If you are a marketer and pay attention to any of the dozens of emailed webinar invites in your inbox, you are probably aware of the tremendous amount of consumer data being shared by a number of research firms. Ipsos and Resonate are two such firms that have been sampling consumer attitudes since the start of the COVID-19 quarantine. They have published data that speaks to how consumers expect companies to both act and communicate through and beyond the crisis. And “act” is the operative word here. Don’t just tell me that you understand what I am going through, tell me what you are doing for me.
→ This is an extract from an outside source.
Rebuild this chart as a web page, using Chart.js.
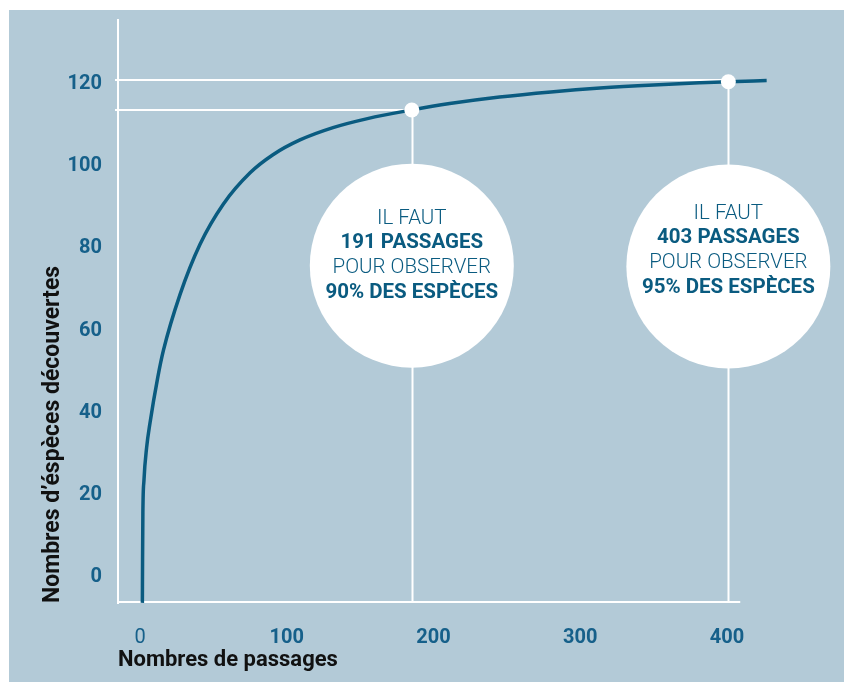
<!DOCTYPE html>
<html>
<head>
<meta charset="utf-8">
<script src="https://cdn.jsdelivr.net/npm/chart.js@4.4.1/dist/chart.umd.min.js"></script>
<style>
  html, body { margin: 0; padding: 0; background: #ffffff; }
  canvas { display: block; }
</style>
</head>
<body>
<canvas id="c" width="844" height="682"></canvas>
<script>
// ---- data ----
const curveX = [1.6, 1.75, 1.95, 2.7, 4.5, 6.8, 12.1, 15.9, 27.3, 40.9, 56.6, 75, 90.6, 109, 131.5, 155, 185.2, 211, 245, 280, 313.5, 350, 381.6, 400.9, 427];
const curveY = [-6.3, 5, 15.6, 23.6, 31.5, 37.5, 48.6, 55.1, 68.8, 81.0, 90.7, 98.4, 102.8, 106.4, 109.4, 111.6, 113.7, 115.25, 116.85, 118.1, 119.05, 119.8, 120.3, 120.56, 120.85];
const xTicks = [0, 100, 200, 300, 400];
const yTicks = [0, 20, 40, 60, 80, 100, 120];
const markX = [185.2, 400.9];
const markY = [113.7, 120.56];
const refLineY = [113.7, 121.0];
const bubbleY = [75.8, 75.6];
const passages = [191, 403];
const percents = [90, 95];
const xTitle = 'Nombres de passages';
const yTitle = 'Nombres d\u2019éspèces découvertes';

// ---- styles ----
const BG = '#b3cad7';
const DARK = '#0a5b80';
const TICK = '#16608a';
const FONT = 'Roboto, "DejaVu Sans", sans-serif';

const curveData = curveX.map((x, i) => ({ x, y: curveY[i] }));
const markData = markX.map((x, i) => ({ x, y: markY[i] }));
const bubbleData = markX.map((x, i) => ({ x, y: bubbleY[i], r: 102 }));

const decor = {
  id: 'decor',
  beforeDraw(chart) {
    const ctx = chart.ctx;
    ctx.save();
    ctx.fillStyle = BG;
    ctx.fillRect(9, 10, chart.width - 9, chart.height - 10);
    ctx.restore();
  },
  beforeDatasetsDraw(chart) {
    const { ctx, scales: { x, y }, chartArea } = chart;
    ctx.save();
    ctx.strokeStyle = '#ffffff';
    ctx.lineWidth = 2;
    // x axis line
    ctx.beginPath();
    ctx.moveTo(chartArea.left - 1, y.getPixelForValue(y.min) - 1);
    ctx.lineTo(x.getPixelForValue(409), y.getPixelForValue(y.min) - 1);
    ctx.stroke();
    // horizontal reference lines
    refLineY.forEach((v, i) => {
      const py = Math.round(y.getPixelForValue(v));
      ctx.beginPath();
      ctx.moveTo(chartArea.left - 3, py);
      ctx.lineTo(x.getPixelForValue(markX[i]), py);
      ctx.stroke();
    });
    // vertical lines
    markX.forEach((v, i) => {
      const px = Math.round(x.getPixelForValue(v)) + 0.5;
      ctx.beginPath();
      ctx.moveTo(px, y.getPixelForValue(markY[i]));
      ctx.lineTo(px, y.getPixelForValue(y.min) - 1);
      ctx.stroke();
    });
    ctx.restore();
  },
  afterDatasetsDraw(chart) {
    const { ctx, scales: { x, y } } = chart;
    ctx.save();
    ctx.textAlign = 'center';
    ctx.textBaseline = 'middle';
    ctx.fillStyle = DARK;
    const dys = [-10, -16];
    markX.forEach((v, i) => {
      const cx = x.getPixelForValue(v);
      const cy = y.getPixelForValue(bubbleY[i]) + dys[i];
      const lines = [
        ['IL FAUT', false],
        [passages[i] + ' PASSAGES', true],
        ['POUR OBSERVER', false],
        [percents[i] + '% DES ESPÈCES', true]
      ];
      const step = 24.7;
      lines.forEach((l, k) => {
        ctx.font = (l[1] ? 'bold ' : '300 ') + '20.5px ' + FONT;
        ctx.fillText(l[0], cx, cy + (k - 1.5) * step);
      });
    });
    ctx.restore();
  }
};

new Chart(document.getElementById('c'), {
  type: 'scatter',
  data: {
    datasets: [
      {
        type: 'scatter',
        data: markData,
        pointRadius: 7.5,
        pointBackgroundColor: '#ffffff',
        pointBorderWidth: 0,
        pointHoverRadius: 7.5
      },
      {
        type: 'line',
        data: curveData,
        borderColor: DARK,
        borderWidth: 3.5,
        pointRadius: 0,
        cubicInterpolationMode: 'monotone',
        fill: false,
        clip: false
      },
      {
        type: 'bubble',
        data: bubbleData,
        backgroundColor: '#ffffff',
        borderWidth: 0,
        hoverRadius: 0
      }
    ]
  },
  options: {
    responsive: false,
    devicePixelRatio: 1,
    animation: false,
    events: [],
    layout: { autoPadding: false, padding: { left: 0, top: 20, right: 0, bottom: 0 } },
    plugins: { legend: { display: false }, tooltip: { enabled: false } },
    scales: {
      x: {
        type: 'linear',
        min: -15,
        max: 479.7,
        afterFit(s) { s.height = 79; s.paddingLeft = 0; s.paddingRight = 0; },
        afterBuildTicks(s) { s.ticks = xTicks.map(v => ({ value: v })); },
        grid: { display: false, drawTicks: false },
        border: { display: false },
        ticks: {
          padding: 23,
          color: TICK,
          maxRotation: 0,
          font: (c) => ({ family: FONT, size: 20, weight: (c.tick && c.tick.value === 0) ? 'normal' : 'bold' })
        },
        title: {
          display: true,
          text: xTitle,
          align: 'start',
          color: '#111111',
          font: { family: FONT, size: 22, weight: 'bold' },
          padding: { top: 0, bottom: 8 }
        }
      },
      y: {
        type: 'linear',
        min: -6.33,
        max: 135.6,
        afterFit(s) { s.width = 118; s.paddingTop = 0; s.paddingBottom = 0; },
        afterBuildTicks(s) { s.ticks = yTicks.map(v => ({ value: v })); },
        grid: { display: false, drawTicks: false },
        border: { display: true, color: '#ffffff', width: 2 },
        ticks: {
          padding: 16,
          color: TICK,
          font: { family: FONT, size: 20, weight: 'bold' }
        },
        title: {
          display: true,
          text: yTitle,
          align: 'start',
          color: '#111111',
          font: { family: FONT, size: 23, weight: 'bold' },
          padding: { top: 39, bottom: 0 }
        }
      }
    }
  },
  plugins: [decor]
});
</script>
</body>
</html>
During the past few months my marketing agency has experienced first-hand the enormous amount of communications choreography required in the utility and energy sector. These essential businesses provide the services we all need so desperately when we are sheltering in place, working and teaching from home. We have used a variety of data sources, both secondary and primary, to help our DTE client pivot their messaging and content during this time period. Speed and agility have been essential. From extending payment terms, to reassuring customers that DTE employees were in the field working to make sure service is not interrupted, to confirming their commitment to support the economic recovery of the state, these ads were produced, tested and approved within weeks and were deployed across all digital and traditional channels. They aligned with the evolving concerns and priorities of the customer as Michigan, once the third-highest state for COVID-19 cases, began to reopen. The messaging stood out from the barrage of “timely” new ads people were seeing on TV because DTE was specific about the ways in which they would help their customers. 
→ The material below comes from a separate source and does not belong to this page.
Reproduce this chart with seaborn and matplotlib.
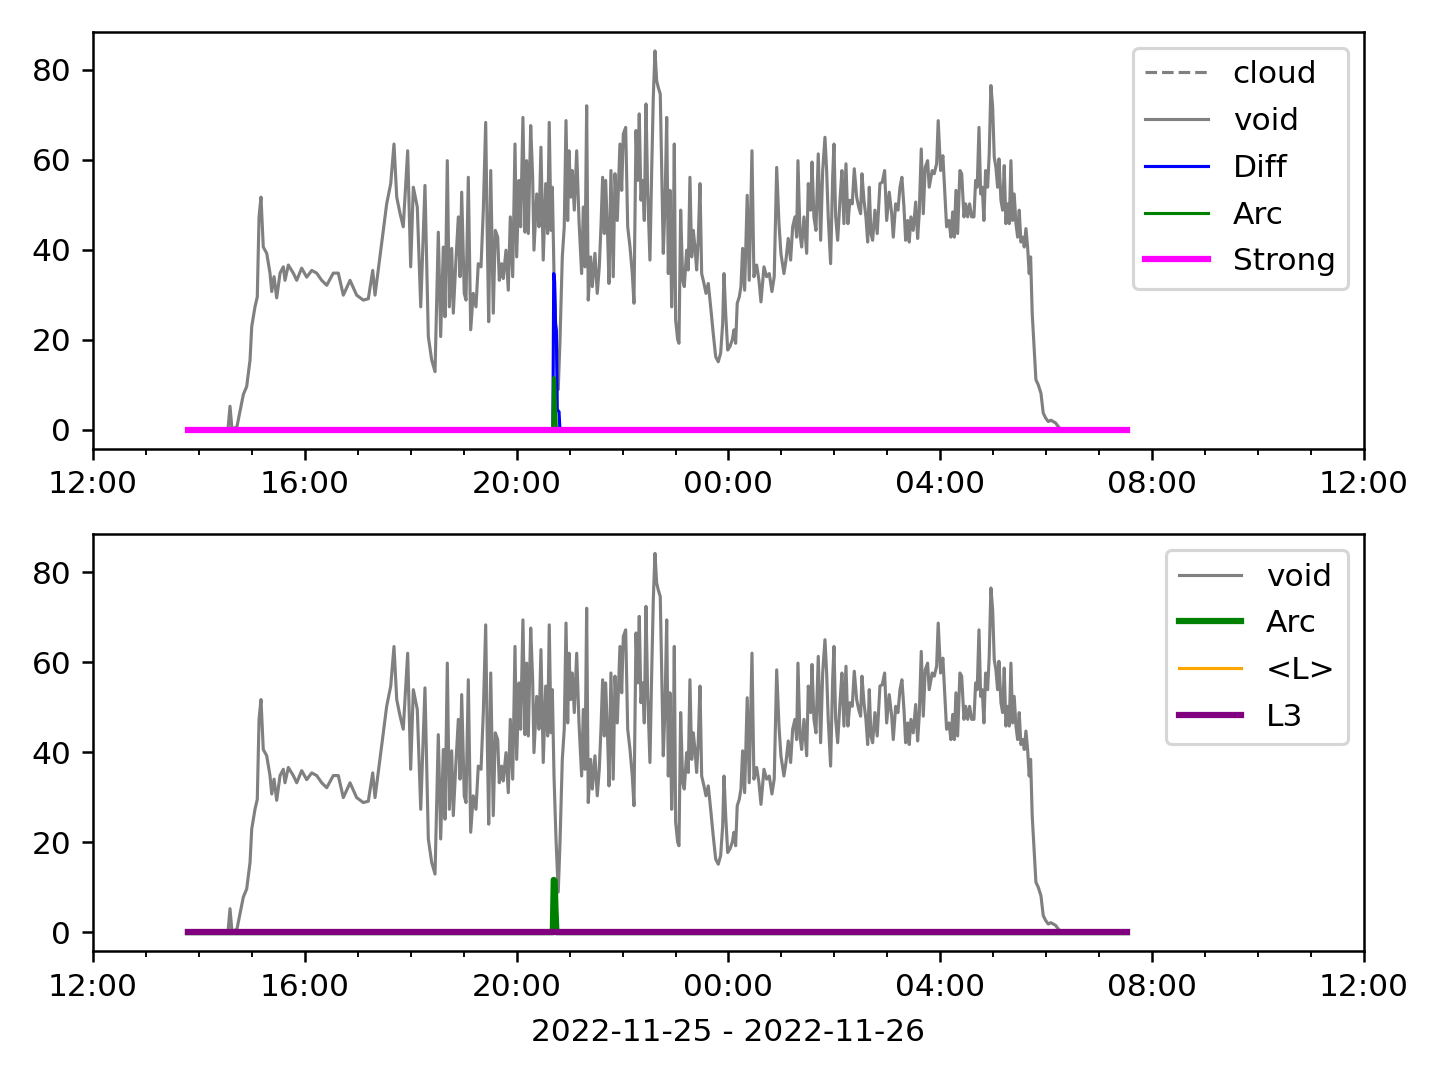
import numpy as np
import pandas as pd
import matplotlib
matplotlib.use("Agg")
import matplotlib.pyplot as plt
import matplotlib.dates as mdates
import seaborn as sns

# ---- data (minutes after 2022-11-25 12:00) ----
base_time = "2022-11-25 12:00"

void_min = [
    107.6, 152.9, 155.2, 157.5, 163.1, 170.3, 174.1, 177.9, 179.8, 183.5, 186.1, 188.1, 190.3, 192.9,
    196.8, 200.5, 202.5, 205.1, 208.1, 211.9, 215.6, 217.5, 221.3, 226.9, 230.8, 236.4, 242.1, 247.8,
    253.4, 259.1, 264.8, 272.2, 277.9, 283.6, 291.2, 298.7, 306.2, 311.9, 316.9, 319.5, 325.1, 328.9,
    332.7, 337.3, 341.0, 344.1, 347.8, 351.5, 356.5, 359.9, 362.9, 367.4, 371.3, 376.1, 379.9, 383.7,
    387.5, 391.2, 393.9, 396.9, 398.8, 401.4, 403.7, 406.4, 408.2, 411.2, 413.9, 415.8, 417.7, 420.6,
    422.6, 425.2, 427.9, 430.8, 433.9, 436.5, 439.6, 442.2, 444.9, 446.7, 448.3, 450.6, 453.5, 455.8,
    458.5, 460.3, 463.0, 464.8, 467.9, 470.5, 472.8, 475.5, 478.1, 480.0, 482.6, 484.5, 487.1, 489.4,
    491.3, 493.2, 495.9, 498.1, 499.6, 502.7, 505.3, 507.5, 510.1, 512.9, 515.1, 516.9, 518.9, 520.4,
    522.3, 524.5, 527.1, 529.1, 531.7, 533.9, 535.9, 537.8, 539.3, 541.2, 543.0, 545.3, 548.0, 550.6,
    553.6, 555.5, 557.4, 559.3, 561.1, 563.8, 565.7, 568.7, 571.3, 573.6, 575.5, 577.4, 579.3, 580.8,
    583.1, 584.6, 586.8, 589.4, 591.4, 594.0, 597.0, 599.0, 600.8, 603.5, 605.8, 608.4, 611.0, 612.9,
    615.2, 617.1, 618.9, 620.8, 622.8, 624.6, 626.5, 628.4, 631.0, 632.9, 634.8, 636.7, 638.6, 640.4,
    642.7, 644.3, 646.1, 648.0, 650.0, 651.8, 653.7, 655.6, 657.4, 658.6, 660.1, 662.4, 663.9, 665.8,
    668.1, 669.9, 672.6, 674.4, 676.3, 678.3, 680.1, 682.0, 683.9, 685.7, 687.7, 689.6, 692.2, 694.5,
    697.1, 699.8, 702.7, 705.5, 708.4, 711.1, 713.4, 714.9, 716.8, 719.1, 721.7, 724.3, 726.2, 728.1,
    729.9, 732.2, 734.1, 736.0, 738.3, 741.2, 743.5, 746.6, 748.8, 751.9, 754.5, 756.8, 760.2, 763.2,
    766.2, 769.2, 771.8, 774.6, 777.2, 779.4, 782.8, 785.1, 787.7, 790.4, 792.7, 795.3, 797.2, 798.7,
    801.0, 802.9, 805.5, 808.6, 810.4, 813.1, 814.6, 816.8, 819.1, 821.7, 824.4, 826.7, 829.3, 831.2,
    833.0, 835.7, 838.0, 839.5, 841.4, 843.7, 846.3, 848.5, 850.8, 853.1, 855.3, 857.6, 860.2, 862.5,
    865.2, 867.5, 869.7, 871.2, 873.5, 875.7, 877.7, 879.5, 881.4, 883.3, 885.9, 888.5, 891.6, 894.2,
    896.9, 899.2, 902.1, 904.9, 906.7, 909.4, 912.0, 914.3, 916.5, 918.8, 920.7, 923.0, 924.8, 926.7,
    929.3, 932.1, 934.3, 936.1, 938.4, 940.7, 942.9, 945.6, 947.4, 950.8, 953.1, 955.8, 957.6, 960.3,
    962.9, 965.2, 967.1, 969.8, 972.0, 974.0, 975.8, 977.7, 979.6, 982.2, 984.2, 986.8, 988.7, 991.0,
    993.2, 995.5, 998.1, 1000.0, 1001.8, 1003.8, 1005.7, 1007.5, 1009.4, 1011.3, 1013.6, 1015.4,
    1017.3, 1019.3, 1021.1, 1023.0, 1024.9, 1026.4, 1028.7, 1030.6, 1032.4, 1034.3, 1036.3, 1038.1,
    1040.0, 1041.9, 1043.7, 1045.7, 1047.6, 1049.4, 1051.3, 1053.6, 1055.1, 1057.0, 1058.9, 1060.7,
    1062.3, 1064.1, 1066.4, 1068.3, 1070.9, 1074.0, 1076.6, 1079.3, 1082.3, 1085.3, 1087.9, 1090.6,
    1093.6, 1096.7, 1171.4,
]
void_val = [
    0, 0, 5.2, 0, 0.7, 7.8, 9.6, 15.5, 22.9, 27.3, 29.5, 47.3, 51.7, 40.6,
    39.2, 34.8, 30.7, 34, 29.3, 34.8, 36.2, 33.2, 36.6, 34.8, 33.2, 35.9, 33.9, 35.4,
    34.8, 33.2, 32.1, 34.8, 34.8, 29.9, 33.2, 29.9, 28.8, 29.1, 35.4, 29.9, 38.4, 44.3,
    50.2, 54.7, 63.5, 51.7, 48.1, 45.1, 62, 36.2, 53.9, 49.5, 27.3, 54.3, 20.7, 15.5,
    12.9, 43.9, 20.7, 40.6, 25.1, 59.8, 27.3, 40.3, 25.9, 37.7, 47.3, 34, 52.8, 30.3,
    28.8, 56.1, 22.2, 30.3, 27.3, 36.9, 36.2, 48.8, 68.3, 42.8, 24, 57.6, 25.9, 44.3,
    42.8, 33.2, 36.9, 33.6, 39.9, 31, 47.3, 34, 63.5, 38.4, 55.4, 45.1, 69.4, 43.9,
    59.8, 43.6, 67.6, 56.1, 39.9, 52.4, 45.1, 62.8, 37.7, 54.7, 43.6, 68.3, 44.3, 53.9,
    34.7, 21, 8.9, 20, 38.4, 45.1, 68.7, 46.5, 62, 51.7, 57.6, 48.8, 62, 46.5,
    34.7, 49.5, 36.2, 72, 28.8, 38.4, 31.8, 39.2, 30.3, 36.2, 45.1, 56.1, 43.6, 55.4,
    42.8, 32.5, 57.6, 34, 56.9, 46.5, 63.5, 53.2, 65.7, 67.2, 45.1, 40.6, 34.7, 28.1,
    66.5, 55.4, 70.2, 51, 55.4, 46.5, 72.4, 53.2, 37.7, 56.9, 73.9, 84.2, 77.6, 76.1,
    74.6, 58.3, 39.2, 49.5, 69.4, 34.7, 53.2, 27.3, 40.6, 63.5, 24.4, 20, 19.2, 48.8,
    33.2, 31.8, 39.9, 35.5, 56.1, 38.4, 44.3, 40.6, 35.5, 42.1, 54.7, 34.7, 32.5, 30.3,
    32.5, 27.3, 21.4, 16.2, 15.1, 17, 23.6, 34.7, 25.9, 17.7, 18.5, 20, 22.2, 19.2,
    28.1, 29.5, 31.8, 40.3, 31, 52.1, 33.2, 62, 34, 36.6, 33.2, 28.4, 36.2, 34,
    34.7, 30.7, 34, 58.3, 45.8, 39.2, 34.7, 37.7, 42.5, 37.7, 45.1, 47.3, 42.8, 59.8,
    43.6, 40.6, 47.3, 39.2, 54.7, 48.8, 59.5, 47.3, 44.3, 61.3, 42.1, 57.6, 65, 57.6,
    47.3, 36.9, 56.1, 63.5, 47.3, 42.1, 51, 57.6, 45.8, 59.1, 45.8, 51, 50.2, 58,
    51.7, 49.5, 48, 56.9, 51, 47.3, 41.7, 53.9, 43.6, 42.1, 48.8, 43.6, 54.7, 55,
    57.6, 46.5, 52.8, 48, 42.8, 50.2, 48.8, 53.9, 56.1, 49.5, 42.1, 46.5, 41.7, 47.3,
    44.3, 50.6, 42.5, 48, 62.4, 48, 58.3, 59.8, 53.9, 57.6, 56.9, 59.1, 68.7, 57.6,
    60.9, 52.4, 45.1, 46.5, 42.8, 48.4, 42.8, 53.2, 43.6, 57.6, 56.9, 47.3, 50.2, 47.3,
    50.2, 47.3, 47.3, 55.4, 53.9, 67.2, 52.4, 53.9, 46.5, 57.6, 53.9, 61.3,
    76.5, 71.7, 60.6, 58.3, 53.9, 60.2, 51, 48.8, 58.7, 45.8, 50.2, 45.8,
    59.8, 46.5, 52.4, 45.8, 42.8, 48.8, 41.7, 42.8, 40.6, 44.7, 40.6, 34.7,
    38.4, 25.9, 17.7, 11.1, 10, 8.1, 3.7, 2.6, 1.8, 2.1, 1.8, 1.5,
    0.7, 0, 0,
]

diff_min = [107.6, 521.0, 522.0, 523.0, 524.0, 525.0, 526.0, 527.0, 528.0, 529.0, 1171.4]
diff_val = [0, 0, 34.7, 33.0, 23.6, 22.0, 4.4, 4.2, 4.0, 0, 0]

arc_min = [107.6, 521.0, 522.0, 523.0, 524.0, 525.0, 1171.4]
arc_val = [0, 0, 11.6, 11.4, 4.9, 0, 0]

flat_min = [107.6, 1171.4]
cloud_val = [0, 0]
strong_val = [0, 0]
mean_l_val = [0, 0]
l3_val = [0, 0]

xlabel_text = "2022-11-25 - 2022-11-26"


def to_time(mins):
    return pd.Timestamp(base_time) + pd.to_timedelta(np.asarray(mins, dtype=float), unit="min")


t_void = to_time(void_min)
t_diff = to_time(diff_min)
t_arc = to_time(arc_min)
t_flat = to_time(flat_min)

fig, (ax1, ax2) = plt.subplots(2, 1, figsize=(6.4, 4.8), dpi=225)
fig.subplots_adjust(left=0.0646, right=0.9472, top=0.9704, bottom=0.1194, hspace=0.206)

# top panel
sns.lineplot(x=t_flat, y=cloud_val, ax=ax1, color="gray", lw=1, linestyle="--", label="cloud", estimator=None)
sns.lineplot(x=t_void, y=void_val, ax=ax1, color="gray", lw=1, label="void", estimator=None)
sns.lineplot(x=t_diff, y=diff_val, ax=ax1, color="blue", lw=1, label="Diff", estimator=None)
sns.lineplot(x=t_arc, y=arc_val, ax=ax1, color="green", lw=1, label="Arc", estimator=None)
sns.lineplot(x=t_flat, y=strong_val, ax=ax1, color="magenta", lw=2, label="Strong", estimator=None)

# bottom panel
sns.lineplot(x=t_void, y=void_val, ax=ax2, color="gray", lw=1, label="void", estimator=None)
sns.lineplot(x=t_arc, y=arc_val, ax=ax2, color="green", lw=2, label="Arc", estimator=None)
sns.lineplot(x=t_flat, y=mean_l_val, ax=ax2, color="orange", lw=1, label="<L>", estimator=None)
sns.lineplot(x=t_flat, y=l3_val, ax=ax2, color="purple", lw=2, label="L3", estimator=None)

xmin = pd.Timestamp("2022-11-25 12:00")
xmax = pd.Timestamp("2022-11-26 12:00")
for ax in (ax1, ax2):
    ax.set_xlim(xmin, xmax)
    ax.xaxis.set_major_locator(mdates.HourLocator(byhour=range(0, 24, 4)))
    ax.xaxis.set_minor_locator(mdates.HourLocator())
    ax.xaxis.set_major_formatter(mdates.DateFormatter("%H:%M"))
    ax.set_yticks([0, 20, 40, 60, 80])
    ax.set_ylabel("")
    ax.set_xlabel("")
    ax.legend(loc="upper right", labelspacing=0.57)

ax2.set_xlabel(xlabel_text, labelpad=5.3)

fig.savefig("out.png", dpi=225)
Not all companies are in a position to respond quickly to disruptive changes in the environment and not every company or category needs to. Several other clients chose to stay the course with the messages they had in the market at the time. We were in a great position with DTE as we had recently produced new visual assets that could be repurposed. The spots leveraged the award-winning format of the current brand campaign but were clearly new, important messages that customers found appropriate for the time and circumstances.

The results from DTE’s tracking studies and our own proprietary research show that the relevant messages of care, commitment and action resonated with the customer. Ratings for DTE as a caring company surged in their Net Promotor Score survey, and they were ranked more trusted than state, county and local municipalities in our own research. A big accomplishment in a traditionally low engagement, utility category.

Newly released J. D. Power data shows that the entire utility category experienced an increase in customer satisfaction scores. We believe that this reflects customers’ appreciation for the essential services that provided not only continuity of service but also offered payment deferrals to people in need. As our DTE client observed, customers were looking for the company to assure them of stability and normalcy. Their swift response and ongoing positive communications were rewarded with their highest overall satisfaction score in the recent wave of the J. D. Power Residential Electric survey, and they were ranked first in Communications among Midwest Large Utilities in the same study.

Our country and the world will continue to be in a state of unrest for the foreseeable future. You can no longer lock in your content calendar a year in advance, or effectively pivot to a general “we understand the times” message when a situation changes. You have to constantly listen to consumer sentiment. Actions speak louder than words, and saying the right thing at the right time can positively affect customer attitudes toward your brand. That requires a clearly defined brand, a flexible plan approach and a library of assets that can be deployed on a moment’s notice. The winners will be the brands that anticipate and welcome change and are ready for it when it happens.